A group of scientists discover something alien frozen in the wastes of the South Pole; the idea is so overused, it has gone past cliche and into the realms of Metafiction. But it all started with this creepy story by Lovecraft, written in 1931 (unless you count the final pages of Edgar Allan Poe’s only novel, The Narrative of Arthur Gordon Pym of Nantucket, written in 1838, where Poe’s story bleakly hints at the land of the Old Ones.) At the Mountains of Madness is the inspiration for The Thing, the first X-Files movie, and countless episodes of The Twilight Zone and Outer Limits.
I had been aware of the story, and had a vague understanding of Cthulu cult, Old Ones, and Shoggoths, for some time, as they are name-dropped by just about every sci fi author or director of the last 50 years. I had been saving my introduction to Lovecraft for the appropriate moment and I figured I’d finally dive in before seeing this year’s The Thing prequel.
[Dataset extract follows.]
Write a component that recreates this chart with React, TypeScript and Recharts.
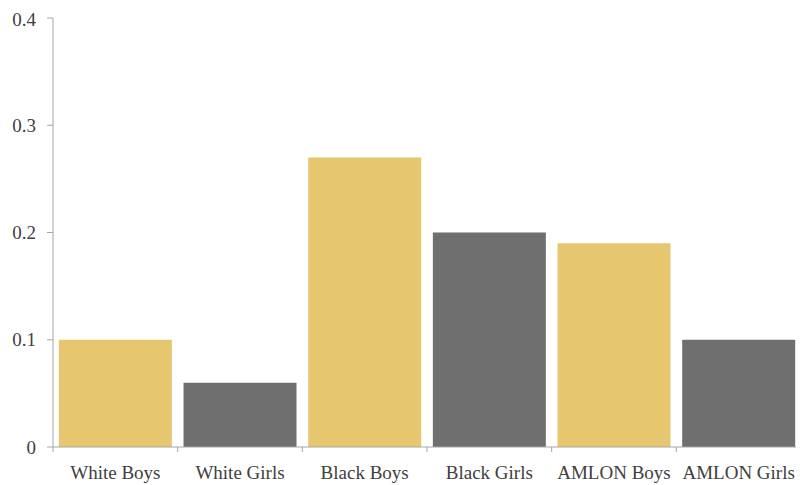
import React from 'react';
import { BarChart, Bar, XAxis, YAxis, Cell } from 'recharts';

const categories = ['White Boys', 'White Girls', 'Black Boys', 'Black Girls', 'AMLON Boys', 'AMLON Girls'];
const values = [0.1, 0.06, 0.27, 0.2, 0.19, 0.1];
const colors = ['#E6C76F', '#6F6F6F', '#E6C76F', '#6F6F6F', '#E6C76F', '#6F6F6F'];
const yTicks = [0, 0.1, 0.2, 0.3, 0.4];

const data = categories.map((c, i) => ({ name: c, value: values[i] }));

const W = 796;
const H = 477;
const MARGIN = { top: 10, right: 3, left: 0, bottom: 0 };
const YW = 45;
const BAND = (W - MARGIN.left - MARGIN.right - YW) / categories.length;
const FONT = '"Liberation Serif", "Times New Roman", serif';
const AXIS = '#A6A6A6';
const TEXT = '#404040';

const XTick = (props: any) => {
  const { x, y, payload, index } = props;
  const half = BAND / 2;
  return (
    <g>
      <line x1={x - half} x2={x - half} y1={y} y2={y + 5} stroke={AXIS} strokeWidth={1} />
      {index === categories.length - 1 && (
        <line x1={x + half} x2={x + half} y1={y} y2={y + 5} stroke={AXIS} strokeWidth={1} />
      )}
      <text x={x} y={y + 32} textAnchor="middle" fill={TEXT} fontFamily={FONT} fontSize={19}>
        {payload.value}
      </text>
    </g>
  );
};

export default function App() {
  return (
    <BarChart width={W} height={H} data={data} margin={MARGIN} barCategoryGap="4.7%">
      <XAxis
        dataKey="name"
        height={38}
        tickLine={false}
        tickSize={0}
        tickMargin={0}
        axisLine={{ stroke: AXIS }}
        tick={<XTick />}
        interval={0}
      />
      <YAxis
        width={YW}
        domain={[0, 0.4]}
        ticks={yTicks}
        tickSize={6}
        tickMargin={11}
        axisLine={{ stroke: AXIS }}
        tickLine={{ stroke: AXIS }}
        tick={{ fill: TEXT, fontFamily: FONT, fontSize: 19 }}
        tickFormatter={(v: number) => String(v)}
      />
      <Bar dataKey="value" isAnimationActive={false}>
        {data.map((d, i) => (
          <Cell key={d.name} fill={colors[i]} />
        ))}
      </Bar>
    </BarChart>
  );
}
It was perfect timing. There might not be a better story to read in NE Ohio during a gray and cold October.
The story, some 70 years old, still holds up. The language is archaic at times but this adds to a sense of period and place and is just a lot of fun to read. Pretty straight-forward plot: a group of scientists journey to the South Pole only to find a previously undiscovered mountain range with odd square-shaped buildings jutting from the peaks, suggesting some intelligent beings once lived there. Except, according to the present ground samples and glaciers, the buildings, if that’s what they are, must have been built millions of years before humans.
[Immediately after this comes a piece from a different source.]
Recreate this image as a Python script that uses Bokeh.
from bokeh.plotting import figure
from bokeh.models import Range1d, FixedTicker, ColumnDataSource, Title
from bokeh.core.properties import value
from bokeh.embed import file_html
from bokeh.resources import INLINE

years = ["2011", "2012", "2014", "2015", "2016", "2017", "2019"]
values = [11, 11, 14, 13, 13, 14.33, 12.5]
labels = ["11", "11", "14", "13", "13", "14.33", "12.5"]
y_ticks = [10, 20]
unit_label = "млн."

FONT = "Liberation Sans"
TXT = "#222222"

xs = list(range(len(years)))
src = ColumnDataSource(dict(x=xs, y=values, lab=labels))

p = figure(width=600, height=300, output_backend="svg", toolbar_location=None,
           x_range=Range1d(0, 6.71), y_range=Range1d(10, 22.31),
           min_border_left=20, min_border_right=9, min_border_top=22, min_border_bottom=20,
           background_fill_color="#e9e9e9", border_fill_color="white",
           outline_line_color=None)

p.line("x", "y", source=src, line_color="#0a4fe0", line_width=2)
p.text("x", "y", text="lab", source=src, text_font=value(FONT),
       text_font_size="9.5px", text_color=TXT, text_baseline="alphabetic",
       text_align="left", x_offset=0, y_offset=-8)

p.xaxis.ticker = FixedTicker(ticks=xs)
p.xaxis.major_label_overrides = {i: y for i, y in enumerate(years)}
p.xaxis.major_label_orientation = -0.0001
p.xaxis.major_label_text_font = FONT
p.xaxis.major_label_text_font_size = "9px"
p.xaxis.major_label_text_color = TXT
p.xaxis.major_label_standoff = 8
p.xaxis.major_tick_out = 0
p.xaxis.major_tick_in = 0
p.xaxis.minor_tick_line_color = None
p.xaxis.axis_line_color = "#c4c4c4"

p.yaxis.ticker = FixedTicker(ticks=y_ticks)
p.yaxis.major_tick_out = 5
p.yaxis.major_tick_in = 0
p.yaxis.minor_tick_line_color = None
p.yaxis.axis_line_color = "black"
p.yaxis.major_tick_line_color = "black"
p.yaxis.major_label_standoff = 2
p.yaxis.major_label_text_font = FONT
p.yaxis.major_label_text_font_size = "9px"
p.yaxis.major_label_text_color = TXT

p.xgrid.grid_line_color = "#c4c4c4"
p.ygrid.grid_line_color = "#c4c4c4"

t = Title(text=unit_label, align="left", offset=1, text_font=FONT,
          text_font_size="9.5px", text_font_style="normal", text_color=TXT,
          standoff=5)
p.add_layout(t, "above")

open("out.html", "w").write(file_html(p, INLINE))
Not to ruin it for you, but eventually the scientists’ curiosity gets the better of them.
One structural novelty that would not get by editors today is the constant build-up by the narrator of what we’re about to read. Almost every chapter begins with, “I dread the things I’m about to share with you, but it’s important I share them so that no one else ventures to the South Pole.” Readers have no patience for that sort of throat-clearing today. Which is a shame, because it really adds some cool suspence.
If you haven’t already, check it out before the snow sets in.